I resisted Netflix for a long time, and for a lot of reasons, finally signed up in September of 2007. The biggest one is that they had everything. I had recently started diving into the classics of foreign cinema, and their selection was overwhelming. And I adored and defended and celebrated their service vigorously over the last three years. When I like what I'm getting, I make sure people know about it. And equally, when that service declines, I have no problem turning right around on it.

The past year with Netflix has blown. They added an extra charge for Blu-Ray use - fine - but then stopped carrying many new Blu-Rays, especially of classic films. First the Criterion Collection got thrown under the bus, then I found I couldn't rent Bridge on the River Kwai, Fantasia, and many other great, classic titles being released in premium editions. They also started removing DVD titles from circulation altogether. The Tenant, avant-garde film collections, even Droopy cartoons for God's sake!

I've been slowly finding a way to break up with Netflix, and that started with a free trial to Blockbuster online, which doesn't have a perfect selection, but is light years ahead of where Netflix is now. So far I've rented Fantasia, Shock Corridor, Pandora and the Flying Dutchman, The Bridge on the River Kwai, Blow Out, Amarcord, Insignificance, and People on Sunday. All on Blu-Ray. None of them were available on Netflix. And these are all very recent releases. I fully intended to cancel my subscription, as their base price of $11.99 was a little more than I could swing, and they instantly offered me the same plan at $8.99. Sold.
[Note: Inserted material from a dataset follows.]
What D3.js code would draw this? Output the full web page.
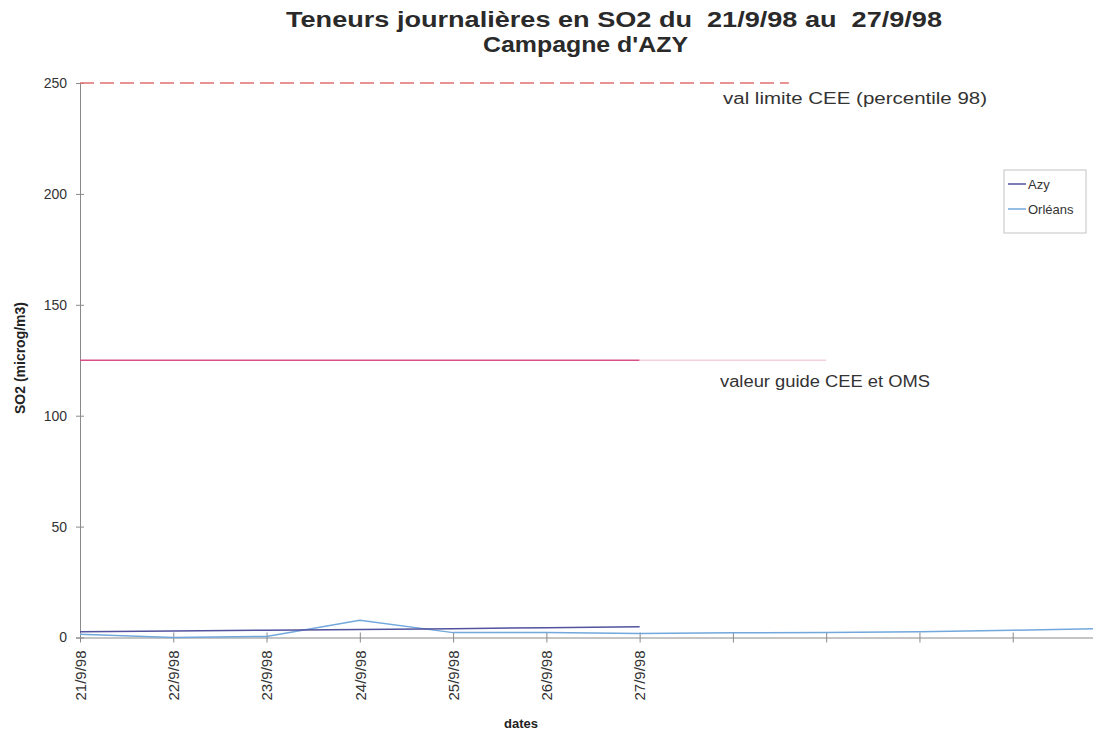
<!DOCTYPE html>
<html>
<head>
<meta charset="utf-8">
<script src="https://cdn.jsdelivr.net/npm/d3@7"></script>
<style>
  body { margin: 0; background: #fff; }
  svg { display: block; font-family: "Liberation Sans", Arial, sans-serif; }
  .axis path, .axis line { stroke: #8a8a8a; }
  .axis text { fill: #333; font-size: 14px; }
</style>
</head>
<body>
<svg id="chart" width="1093" height="733"></svg>
<script>
// Data
var dates = ["21/9/98", "22/9/98", "23/9/98", "24/9/98", "25/9/98", "26/9/98", "27/9/98"];
var azy = [2.6, 2.9, 3.3, 3.6, 4.0, 4.4, 4.8];
var orleans = [1.5, 0, 0.5, 7.8, 2.2, 2.2, 1.8, 2.1, 2.2, 2.6, 3.3, 4.0];
var yTicks = [0, 50, 100, 150, 200, 250];
var limitValues = [250, 125];
var limitEnds = [7.6, 8];
var limitLabels = ["val limite CEE (percentile 98)", "valeur guide CEE et OMS"];

var svg = d3.select("#chart");

var x = d3.scaleLinear().domain([0, 11]).range([80, 1106]);
var y = d3.scaleLinear().domain([0, 250]).range([637.5, 83]);

// Titles (scan is stretched horizontally, so widths are forced)
svg.append("text")
    .attr("x", 286).attr("y", 27)
    .attr("textLength", 656).attr("lengthAdjust", "spacingAndGlyphs")
    .style("white-space", "pre")
    .style("font-size", "22px").style("font-weight", "bold").style("fill", "#2a2a2a")
    .text("Teneurs journalières en SO2 du  21/9/98 au  27/9/98");
svg.append("text")
    .attr("x", 483).attr("y", 52)
    .attr("textLength", 205).attr("lengthAdjust", "spacingAndGlyphs")
    .style("font-size", "22px").style("font-weight", "bold").style("fill", "#2a2a2a")
    .text("Campagne d'AZY");

// Y axis
var yAxis = svg.append("g")
    .attr("class", "axis")
    .attr("transform", "translate(80,0)")
    .call(d3.axisLeft(y).tickValues(yTicks).tickSize(4).tickPadding(9));
yAxis.selectAll(".tick line").attr("x1", -4).attr("x2", 4);

svg.append("text")
    .attr("transform", "translate(25,358) rotate(-90)")
    .attr("text-anchor", "middle")
    .style("font-size", "14px").style("font-weight", "bold").style("fill", "#222")
    .text("SO2 (microg/m3)");

// X axis
var xAxis = svg.append("g")
    .attr("class", "axis")
    .attr("transform", "translate(0," + y(0) + ")")
    .call(d3.axisBottom(x).tickValues(d3.range(11))
      .tickFormat(function(i) { return dates[i] || ""; })
      .tickSize(5).tickSizeOuter(0));
xAxis.selectAll(".tick line").attr("y1", -5).attr("y2", 5);
xAxis.selectAll(".tick text")
    .attr("transform", "rotate(-90)")
    .attr("text-anchor", "end")
    .attr("x", -13).attr("y", 0).attr("dy", "0.35em")
    .style("font-size", "15px");

svg.append("text")
    .attr("x", 521).attr("y", 728)
    .attr("text-anchor", "middle")
    .style("font-size", "13px").style("font-weight", "bold").style("fill", "#222")
    .text("dates");

// Reference lines
svg.append("line")
    .attr("x1", x(0)).attr("x2", x(limitEnds[0]))
    .attr("y1", y(limitValues[0])).attr("y2", y(limitValues[0]))
    .style("stroke", "#e07070").style("stroke-width", 1.5)
    .style("stroke-dasharray", "14,6");
svg.append("line")
    .attr("x1", x(0)).attr("x2", x(6))
    .attr("y1", y(limitValues[1])).attr("y2", y(limitValues[1]))
    .style("stroke", "#d8508a").style("stroke-width", 1.5);
svg.append("line")
    .attr("x1", x(6)).attr("x2", x(limitEnds[1]))
    .attr("y1", y(limitValues[1])).attr("y2", y(limitValues[1]))
    .style("stroke", "#f2d0dc").style("stroke-width", 1.5);

svg.append("text")
    .attr("x", 723).attr("y", y(limitValues[0]) + 21)
    .attr("textLength", 264).attr("lengthAdjust", "spacingAndGlyphs")
    .style("font-size", "16px").style("fill", "#333")
    .text(limitLabels[0]);
svg.append("text")
    .attr("x", 720).attr("y", y(limitValues[1]) + 27)
    .attr("textLength", 210).attr("lengthAdjust", "spacingAndGlyphs")
    .style("font-size", "16px").style("fill", "#333")
    .text(limitLabels[1]);

// Series
var line = d3.line()
    .x(function(d, i) { return x(i); })
    .y(function(d) { return y(d); });

svg.append("path")
    .datum(orleans)
    .attr("d", line)
    .style("fill", "none").style("stroke", "#72a8dc").style("stroke-width", 1.5);
svg.append("path")
    .datum(azy)
    .attr("d", line)
    .style("fill", "none").style("stroke", "#52529e").style("stroke-width", 1.5);

// Legend
var legend = svg.append("g").attr("transform", "translate(1004,170)");
legend.append("rect")
    .attr("width", 82).attr("height", 63)
    .style("fill", "#fff").style("stroke", "#c4c4c4");
var series = [{name: "Azy", color: "#52529e"}, {name: "Orléans", color: "#72a8dc"}];
var item = legend.selectAll("g.item")
    .data(series)
  .enter().append("g")
    .attr("class", "item")
    .attr("transform", function(d, i) { return "translate(0," + (14 + i * 25) + ")"; });
item.append("line")
    .attr("x1", 4).attr("x2", 22)
    .style("stroke", function(d) { return d.color; }).style("stroke-width", 1.5);
item.append("text")
    .attr("x", 24).attr("dy", "0.35em")
    .style("font-size", "13px").style("fill", "#333")
    .text(function(d) { return d.name; });
</script>
</body>
</html>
No questions asked. I'm in the process of porting over my queue from Netflix, and have encountered very few instances in which I've had to let something go. I've encountered far instances in which I've been able to add discs I never had with Netflix.

And while I'm keeping Netflix for streaming purposes, I've also added Hulu Plus in as well, and I cannot recommend this highly enough. As an alternative to cable, it's been a dream, and with the addition of The Criterion Collection to their service, it's been like a jukebox of classic cinema - all my favorite hits, plus many I never would have discovered otherwise.

We live in a paradise for film fans these days, but only if there are services available to enable it. Blu-Ray offers far and away the best quality available, but Netflix seems content with delivering the lowest. And for those of us with the set-up and the passion for cinema, that's simply unacceptable. That they are now charging even more for a service that seems determined to only get worse is the final insult. I'm canceling my DVD plan with them (which I'm sure has been their plan all along...eventually so many people will cancel that they'll be able to shut down their DVD division under the guise of "insufficient consumer support"). I've said it before - I'd gladly pay $20 for one service that gives me everything (by which I mean a sizeable streaming option and every disc on the market), and I think a lot of other people would, too.

The latest move by Netflix doesn't surprise me in the least after seeing their service circle the drain for the last year. I am somewhat surprised that they think this is a viable business option. Streaming is the future - for now - but we've seen what happens when other companies put all their eggs in one basket. I'm especially thinking of Blockbuster's in-store service, which dispensed with classic movies in favor of nine hundred copies of whatever was new that week, which made a lot of sense for a long time. Until suddenly it didn't.

Admittedly, yes, I should cancel my streaming service in protest. Unfortunately, I'm too poor to seek another option. Trust me, if I could afford to shell out to rent movies as often as I stream them, I'd be gone in a heartbeat. But until then, my constantly fluctuating viewing requirements have created a need for Netflix Instant. And that's just the way they want it.